Reminding that both the European Union and the United States have made the conservatives their favorite partners "as seen by the warm, almost 'head of state' welcome reserved by France for Hojjatoleslam Hasan Rohani, the influential secretary of the Supreme Council for National Security when he visited Paris two weeks ago, regarded as the next speaker and probably president", one journalist told Asia Times Online: "The elections would be held on time and the conservative candidates would occupy the majority of the parliament's 292 seats. The rest, the warning that a poor turnout would harm the legitimacy of the regime, etc, are plain nonsense."

As the dispute over the disqualifications that some analysts describe as a "storm in a glass of water" drew nearer to its breaking point, the possible visit to Iran by an American delegation developed into yet another controversy, with the Iranian Foreign Affairs Ministry denying reports in the American press quoting some US congressmen about a planned trip to Tehran. "No plans for US congressmen or senators to visit Iran have been made and this sort of trip is not on our agenda," the ministry's senior spokesman, Hamid Reza Asefi, told the IRNA.

Iranian representatives at the majlis also expressed their objection to the invitation. "If American lawmakers are to come to Iran, it should be on our invitation, but we ignore everything and have not been informed about it," one member of the foreign and national security affairs committee observed.

Asefi's comments come a day after Senator Arlen Specter, a Pennsylvania Republican, said the visit could set the stage for a later mission by US lawmakers. Washington cut all relations with the Islamic Republic after revolutionary students, most of them now favoring the resumption of ties, stormed the US embassy in Tehran on November 4, 1979 and held 55 American diplomats hostage for 444 days.

The senator made the statement after meeting the Iranian ambassador to the United Nations Mohammad Javad Zarif over diner in Washington DC last week. He gave no exact date for the trip, but press reports have pointed to the month of February, just over a week before the Iranian elections. Zarif's appearance in Washington was a significant gesture for the White House, as Iran is still considered as a "rogue state".

Like other diplomats from nations with which the US does not have official relations, Zarif is confined to New York, where the UN is headquartered, and must remain within a radius of 30 kilometers from the city center.
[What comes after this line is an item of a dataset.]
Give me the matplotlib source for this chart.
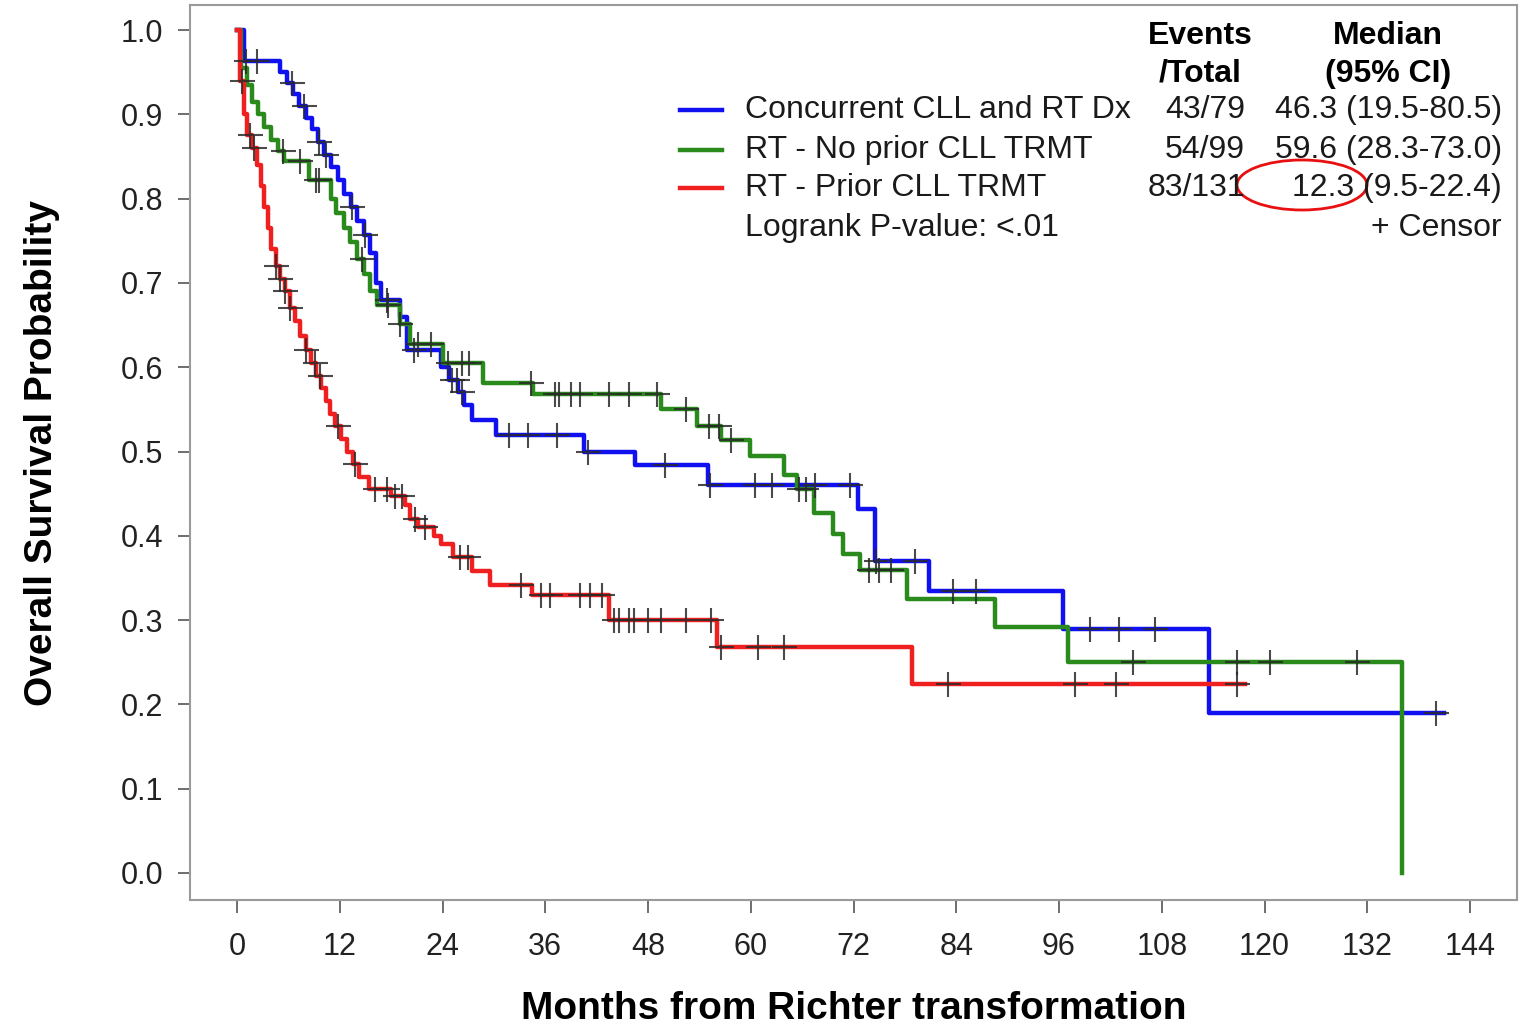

Playing down the importance of the meeting, Asefi observed that this was not the first time that Iran's representative at the UN "in order to explain things to non-governmental people in the United States, attends such sessions".

"Before this, Iran's representatives have been to Washington for similar purposes", he added, mentioning that Foreign Affairs Minister Kamal Kharrazi had met US Senator Joseph Biden, an influential member of the Senate Foreign Relations Committee, on the sidelines of the World Economic Forum held in the Swiss mountain resort of Davos last week.

"Mr Zarif would not agree with the visit of American lawmakers without having clear authorization from the leader, Ayatollah Ali Khamenei, who decides on all major policies," one Iranian diplomat told Asia Times Online, adding that "sometimes, the office of the leader fails to inform the Foreign Affairs Ministry about its decisions", referring to the conservatives plans to start talks with the United States after the forthcoming elections.